(Mirror Daily, United States) – Painkiller abuse has become a serious problem in the U.S., but all doctors carry the blame of overprescribing opioids, not just “corrupt pill mills”. Pill mills are the title associated to clinics that hand over painkillers simply to anyone that asks. It makes them easy targets for drug-seekers, and places patients in danger of addiction.
There have been laws put in place and a joined effort to shut down many of these “pill mills” over the years. However, since the mission started in 2011, there has not been much of an improvement. In fact, the numbers of overprescription of opioids has gone down by a mere 2%, which is a near insignificant progress.
In the meantime, abuse of narcotic painkillers went up by 10% in the last two decades, so the problem is growing worse.
That has led to researchers at Stanford University to conduct further investigation into the matter. With more “pill mills” down, the numbers should’ve followed along the same downward trajectory. However, they found that the issue is spread among all practitioners who overprescribe the necessary amount of painkillers.
The team of scientists looked over 56.5 million insurance claims covered by Medicare. They analyzed data from each individual prescriber of painkillers, ranging from physicians, to nurses, or even dentists. Specifically, they targeted drugs such as hydrocodone (Vicodin), oxycodone (Oxycodin, Percocet), codeine, morphine, opium, and several others.

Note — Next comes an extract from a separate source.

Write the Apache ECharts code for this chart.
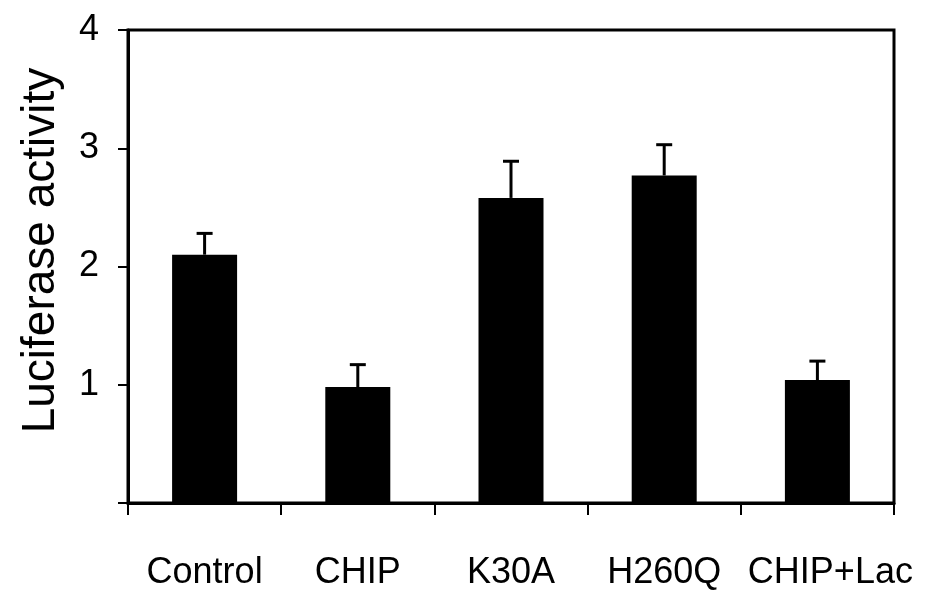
<!DOCTYPE html>
<html>
<head>
<meta charset="utf-8">
<script src="https://cdn.jsdelivr.net/npm/echarts@6/dist/echarts.min.js"></script>
<style>
html,body{margin:0;padding:0;background:#fff;}
#chart{width:934px;height:599px;}
</style>
</head>
<body>
<div id="chart"></div>
<script>
var categories = ['Control', 'CHIP', 'K30A', 'H260Q', 'CHIP+Lac'];
var means = [2.10, 0.98, 2.58, 2.77, 1.04];
var errTops = [2.28, 1.17, 2.89, 3.03, 1.20];
var yTicks = [0, 1, 2, 3, 4];

var FONT = '"Liberation Sans", Arial, sans-serif';
var chart = echarts.init(document.getElementById('chart'), null, {renderer: 'canvas'});

var catData = categories.map(function (c, i) {
  if (i === categories.length - 1) {
    return { value: c, textStyle: { padding: [0, 0, 0, 26] } };
  }
  return c;
});

var option = {
  animation: false,
  backgroundColor: '#ffffff',
  grid: {
    left: 128, right: 40, top: 30, bottom: 96,
    show: true, borderColor: '#000', borderWidth: 3, backgroundColor: 'transparent'
  },
  xAxis: {
    type: 'category',
    data: catData,
    boundaryGap: true,
    axisLine: { show: true, lineStyle: { color: '#000', width: 3 } },
    axisTick: { show: true, alignWithLabel: false, length: 12, lineStyle: { color: '#000', width: 2 } },
    axisLabel: { color: '#000', fontFamily: FONT, fontSize: 36, margin: 52, interval: 0 },
    splitLine: { show: false }
  },
  yAxis: {
    type: 'value',
    min: yTicks[0],
    max: yTicks[yTicks.length - 1],
    interval: 1,
    name: 'Luciferase activity',
    nameLocation: 'middle',
    nameRotate: 90,
    nameGap: 64,
    nameTextStyle: { color: '#000', fontFamily: FONT, fontSize: 46, padding: [0, 0, 0, 32] },
    axisLine: { show: true, lineStyle: { color: '#000', width: 3 } },
    axisTick: { show: true, inside: false, length: 10, lineStyle: { color: '#000', width: 2 } },
    axisLabel: {
      color: '#000', fontFamily: FONT, fontSize: 36, margin: 29,
      formatter: function (v) { return v === 0 ? '' : String(v); }
    },
    splitLine: { show: false }
  },
  series: [
    {
      type: 'bar',
      data: means,
      barWidth: 65,
      itemStyle: { color: '#000' },
      z: 2
    },
    {
      type: 'custom',
      z: 3,
      data: means.map(function (m, i) { return [i, m, errTops[i]]; }),
      renderItem: function (params, api) {
        var x = api.value(0);
        var base = api.coord([x, api.value(1)]);
        var top = api.coord([x, api.value(2)]);
        var half = 8;
        return {
          type: 'group',
          children: [
            { type: 'line', shape: { x1: base[0], y1: base[1], x2: top[0], y2: top[1] },
              style: { stroke: '#000', lineWidth: 3 } },
            { type: 'line', shape: { x1: top[0] - half, y1: top[1], x2: top[0] + half, y2: top[1] },
              style: { stroke: '#000', lineWidth: 3 } }
          ]
        };
      }
    }
  ]
};
chart.setOption(option);
</script>
</body>
</html>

Their results showed that almost 80% of prescriptions for opiods were given by only 10% of prescribers. The difference means that there is a drastic tendency of overprescribing medication past their use. As found by previous studies, this means they can either cause addiction within the patient, or end up abandoned in their medicine cabinet. From there, other members of their family may snatch it and consume without being doctor recommended.
Based on the insurance claims, they found that family practitioners led the pack in prescribing painkillers. Their numbers reached 15.3 million prescriptions of the total. They were followed by internal medicine with 12.8 million prescriptions, nurse practitioners with 4.1 million, and then assistants of physicians with 3.1 million.
According to Dr. Jonathan Chen, all efforts to cut down on the numbers of overprescribed opioid painkillers need to address all prescribers. The “pill mills” are just one small part of the problem. As stated by Dr. Chen, it may be beneficial to shut them down, but it is certainly not enough to eliminate the problem. In fact, he claims that many doctors add more to the gravity of the issue without even knowing.